I consulted with a fantastic nutritionist and fellow athlete called Nell Stephenson. I came to her because my rowing requires weight restriction and I needed to shed the kilos without losing the power to perform. She is the most dedicated follower and believer of the Paleo I know today. With her guidance I slowly started taking off the shades that marketing had me wear telling me what was healthy to eat.
What would your perfect paleo day be?
Starting off with my breakfast shake of flaxseed, berries, almond butter and protein powder, followed by a variety of leafy salads, with salmon, and fruits, especially banana’s after a hard training session. Dinner would be a lean cut of steak, like fillet mignon, and steamed veggies, like kale, broccoli, zucchini, carrots. Dessert would be an apple and almond butter or another nut, carob variety spread made by the Living Tree Community. A coconut yogurt mixed with a tsp of home-made nutella (hazelnuts ground up with carob chips and a little coconut oil) is also a good treat.

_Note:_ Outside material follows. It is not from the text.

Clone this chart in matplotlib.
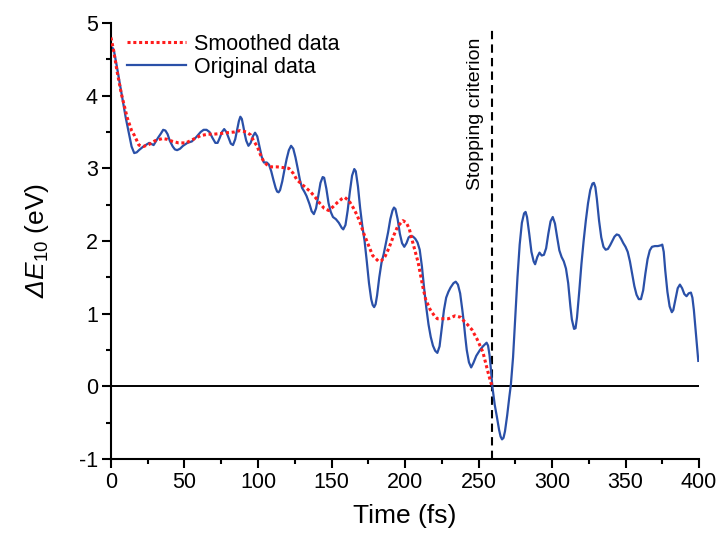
import matplotlib
matplotlib.use("Agg")
import matplotlib.pyplot as plt
from matplotlib.ticker import MultipleLocator

plt.rcParams['font.family'] = ['Liberation Sans', 'DejaVu Sans']
plt.rcParams['mathtext.fontset'] = 'custom'
plt.rcParams['mathtext.rm'] = 'Liberation Sans'
plt.rcParams['mathtext.it'] = 'Liberation Sans:italic'
plt.rcParams['mathtext.sf'] = 'Liberation Sans:italic'
plt.rcParams['axes.unicode_minus'] = False

# Original data (time in fs, energy gap in eV)
orig_t = [0, 1, 2, 4, 7, 10, 12, 14, 15.8, 17.5, 19, 22, 26, 29, 32, 34, 35.5, 37, 38.5, 40,
          42, 43.5, 45, 47, 49, 52, 55, 58, 61, 63, 65, 67, 69, 71, 72.5, 74, 75.5, 77, 78.5, 80,
          81.5, 83, 84.5, 86, 87, 88, 89, 90, 91, 92, 93.5, 95, 96.5, 98, 99.5, 101, 102.5, 104, 106, 107.5,
          109, 110.5, 112, 113, 114, 115, 116.5, 118, 119.5, 121, 122.5, 124, 125.5, 127, 128.5, 130, 131.5, 133, 135, 136.5,
          138, 139.5, 141, 142.5, 144, 145, 146.5, 148, 149.5, 151, 153, 155, 157, 158, 159.5, 161, 162.5, 164, 165.5, 166.5,
          168, 169.5, 171, 172.5, 174, 175.5, 177, 178, 179, 180, 181, 182.5, 184, 185.5, 187, 188.5, 190, 191.5, 192.5, 193.5,
          195, 196.5, 198, 199.5, 201, 202.5, 204, 205.5, 207, 208.5, 210, 211.5, 213, 214.5, 216, 217.5, 219, 220.5, 222, 223.5,
          225, 226.5, 228, 229.5, 231, 233, 234.5, 236, 237.5, 239, 240, 241, 242, 243.5, 245, 246.5, 248.5, 251, 253, 255.5,
          256.5, 257.5, 258.5, 259.4, 261, 262.5, 264, 265, 266, 267, 268, 269.5, 271, 272, 273.5, 275, 276.5, 278, 279.5, 281,
          282, 283, 284.5, 286, 287.5, 288.5, 290, 291.5, 293, 294.5, 296, 297.5, 299, 300.5, 302, 303.5, 305, 306.5, 308, 309.5,
          311, 312.5, 313.5, 315, 316, 317, 318.5, 320, 321.5, 323, 324.5, 326, 327.5, 328.5, 329.5, 330.5, 332, 333.5, 335, 336.5,
          338, 339.5, 341, 342.5, 344, 345.5, 347, 348.5, 350, 351.5, 353, 354.5, 356, 357.5, 359, 360.5, 362, 363.5, 365, 366.5,
          368, 370, 372, 374, 375, 376, 377, 378.5, 380, 381.5, 382.5, 384, 385.5, 387, 388.5, 390, 391.5, 393, 394.5, 395.5,
          396.5, 398, 399.5]
orig_e = [4.62, 4.66, 4.62, 4.4, 4.05, 3.7, 3.5, 3.3, 3.21, 3.22, 3.25, 3.3, 3.35, 3.32, 3.42, 3.48, 3.53, 3.52, 3.47, 3.38,
          3.3, 3.26, 3.25, 3.27, 3.31, 3.35, 3.37, 3.43, 3.5, 3.53, 3.53, 3.5, 3.42, 3.35, 3.35, 3.42, 3.5, 3.54, 3.5, 3.42,
          3.34, 3.32, 3.4, 3.55, 3.65, 3.71, 3.68, 3.58, 3.47, 3.38, 3.31, 3.35, 3.44, 3.49, 3.44, 3.3, 3.16, 3.08, 3.08, 3.05,
          2.96, 2.84, 2.73, 2.68, 2.67, 2.7, 2.82, 2.98, 3.13, 3.25, 3.31, 3.27, 3.15, 3.0, 2.84, 2.73, 2.68, 2.62, 2.51, 2.41,
          2.37, 2.45, 2.62, 2.8, 2.88, 2.87, 2.72, 2.52, 2.4, 2.33, 2.3, 2.25, 2.18, 2.16, 2.22, 2.42, 2.68, 2.9, 2.99, 2.96,
          2.75, 2.45, 2.2, 2.0, 1.72, 1.42, 1.2, 1.12, 1.09, 1.13, 1.25, 1.5, 1.7, 1.82, 1.97, 2.12, 2.3, 2.42, 2.46, 2.44,
          2.3, 2.1, 1.97, 1.92, 1.97, 2.05, 2.07, 2.06, 2.03, 1.98, 1.88, 1.65, 1.35, 1.08, 0.85, 0.68, 0.56, 0.49, 0.46, 0.55,
          0.8, 1.05, 1.22, 1.3, 1.36, 1.42, 1.44, 1.4, 1.28, 1.05, 0.88, 0.68, 0.5, 0.33, 0.26, 0.32, 0.42, 0.5, 0.55, 0.6,
          0.56, 0.43, 0.22, 0.0, -0.25, -0.42, -0.6, -0.69, -0.73, -0.71, -0.62, -0.4, -0.14, 0.02, 0.4, 0.95, 1.5, 1.95, 2.25, 2.38,
          2.4, 2.33, 2.1, 1.85, 1.72, 1.68, 1.78, 1.84, 1.8, 1.81, 1.9, 2.1, 2.27, 2.33, 2.24, 2.05, 1.87, 1.78, 1.72, 1.62,
          1.42, 1.1, 0.92, 0.79, 0.8, 0.95, 1.3, 1.68, 2.0, 2.28, 2.52, 2.7, 2.79, 2.8, 2.74, 2.58, 2.28, 2.05, 1.92, 1.88,
          1.89, 1.94, 2.0, 2.06, 2.09, 2.08, 2.03, 1.97, 1.92, 1.85, 1.72, 1.55, 1.38, 1.26, 1.2, 1.2, 1.32, 1.55, 1.75, 1.87,
          1.92, 1.93, 1.93, 1.94, 1.95, 1.85, 1.6, 1.3, 1.1, 1.02, 1.05, 1.2, 1.35, 1.4, 1.35, 1.27, 1.24, 1.28, 1.29, 1.22,
          1.05, 0.7, 0.35]

# Smoothed data
smooth_t = [0, 2, 4, 7, 11, 14, 16, 19, 22, 26, 30, 35, 38, 42, 46, 51, 56, 61, 66, 70,
            75, 79, 84, 88, 92, 95, 97, 99.5, 102, 104, 106, 109, 113, 117, 121, 124, 126.5, 131, 135.6, 139,
            142, 145, 148, 151, 154, 157, 159, 162, 165, 167.5, 169.5, 172, 175, 178, 182, 184, 186.5, 189, 192, 195,
            198.6, 201, 203, 205, 207, 209, 212, 214, 217, 220, 222, 226, 229.5, 234, 238, 240, 242.5, 245.5, 249, 253,
            256, 258.4, 259.4]
smooth_e = [4.8, 4.6, 4.35, 4.03, 3.7, 3.52, 3.45, 3.32, 3.3, 3.33, 3.38, 3.41, 3.4, 3.37, 3.35, 3.35, 3.4, 3.45, 3.47, 3.47,
            3.48, 3.49, 3.5, 3.52, 3.5, 3.46, 3.38, 3.3, 3.17, 3.09, 3.05, 3.02, 3.02, 3.01, 3.0, 2.93, 2.84, 2.76, 2.68, 2.6,
            2.52, 2.45, 2.42, 2.47, 2.53, 2.58, 2.6, 2.55, 2.45, 2.35, 2.25, 2.1, 1.95, 1.8, 1.72, 1.73, 1.79, 1.9, 2.06, 2.2,
            2.28, 2.25, 2.16, 2.0, 1.85, 1.7, 1.38, 1.2, 1.06, 0.97, 0.93, 0.93, 0.93, 0.97, 0.95, 0.9, 0.85, 0.78, 0.65, 0.47,
            0.23, 0.05, 0.0]

stop_t = 259.4
x_ticks = [0, 50, 100, 150, 200, 250, 300, 350, 400]
y_ticks = [-1, 0, 1, 2, 3, 4, 5]

fig = plt.figure(figsize=(7.24, 5.41), dpi=100)
ax = fig.add_axes([0.1533, 0.1516, 0.8122, 0.8059])

ax.axhline(0, color='black', lw=1.4, zorder=1)
ax.axvline(stop_t, ymax=0.99, color='black', lw=1.5, linestyle=(0, (4, 2.5)), zorder=1)
ax.plot(orig_t, orig_e, color='#2a50a8', lw=1.6, label='Original data', zorder=2,
        solid_joinstyle='round')
ax.plot(smooth_t, smooth_e, color='#ff1c1c', lw=2.2, linestyle=(0, (1, 0.9)), label='Smoothed data', zorder=3)

ax.text(stop_t - 6, 4.8, 'Stopping criterion', rotation=90, ha='right', va='top', fontsize=14)

ax.set_xlim(0, 400)
ax.set_ylim(-1, 5)
ax.set_xticks(x_ticks)
ax.set_yticks(y_ticks)
ax.xaxis.set_minor_locator(MultipleLocator(25))
ax.yaxis.set_minor_locator(MultipleLocator(0.5))
for s in ['top', 'right']:
    ax.spines[s].set_visible(False)
for s in ['left', 'bottom']:
    ax.spines[s].set_linewidth(1.5)
ax.tick_params(which='major', direction='out', length=6.5, width=1.5, labelsize=15.5, pad=3)
ax.tick_params(which='minor', direction='out', length=3.5, width=1.5)

ax.set_xlabel('Time (fs)', fontsize=19, labelpad=8)
ax.set_ylabel(r'$\mathsf{ΔE}_{\mathrm{10}}$ (eV)', fontsize=19, labelpad=20)

handles, labels = ax.get_legend_handles_labels()
ax.legend(handles[::-1], labels[::-1], loc='upper left', bbox_to_anchor=(-0.005, 1.02),
          frameon=False, fontsize=15.5, handlelength=2.7, handletextpad=0.4, labelspacing=0.1)

fig.savefig('out.png', dpi=100)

Being an elite level athlete in rowing, did you notice any immediate performance improvements when adopting the paleo lifestyle?
It took a little confidence to ask the kitchen staff to change things up for me when it was a set menu. I had to learn to ask for it, and not be shy to just accept a plate of noodles. Other
facilities have buffet style dinning halls. Then it’s easy to pick and chose the paleo items out of the grains and dairy items.
Supplementation is usually one area of nutrition where people who follow a paleo diet tend to have some leniency, has your supplementation as an athlete changed or been reconsidered since adopting a paleo diet lifestyle?
No my supplementation came along with the Paleo. I use Hammer Nutrition for my sports supplements because I was looking for a soy and corn free product. And upon research, Hammer offered me the most clean sports product.
You recently broke the World Record for Lightweight Women at the annual Northwest Indoor rowing competition in Seattle, what did your training and diet look like leading up to this event?
My diet stayed mainly the same. Lots of fruits and veggies. I was a little more conscious of my nuts and changed my lean protein source to mainly fish. I did this to be lean out for my competition in order to make the weight limit.
Dr. Loren Cordain in his book the Paleo Diet for Athletes recommends the consumption of sweet potato (yams) as an alternative for high GI foods, as they contain nutritional value while also holding the high glycemic index benefit often needed for athletes, is this a food source you often consume now following the paleo diet for this reason, and what other higher GI carbs do you integrate into your diet to assist in rising blood sugar levels when needed?
Yes I love my yams and sweet potatoes, and use those for those high volume training days. So much more flavour than potatoes anyway! I’ll eat them at dinner. Or as an after training food, I will mash some sweet potatoes with a little protein powder. Alternative foods that I consume that are higher on the GI side are banana’s, mangoes or pineapple.
What’s your favorite paleo recipe?
I guess the thing I like most about Paleo is the process of not using processed foods.
Meaning I can start with a recipe, but I always start changing and mixing it. And I enjoy taking regular recipes and changing them to be Paleo with appropriate substitutions. So I can’t say there is one recipe I prefer, because all my cookings and bakings have become a process that I’m so involved in and its ever changing.
I think this is part of the magic of Paleo because like our bushmen ancestors who were very much involved in all the steps before simply consuming, I feel more connected to my ingredients when making food this way.
You are currently training really hard to qualify for the 2012 Olympic Games, I wish you all the best!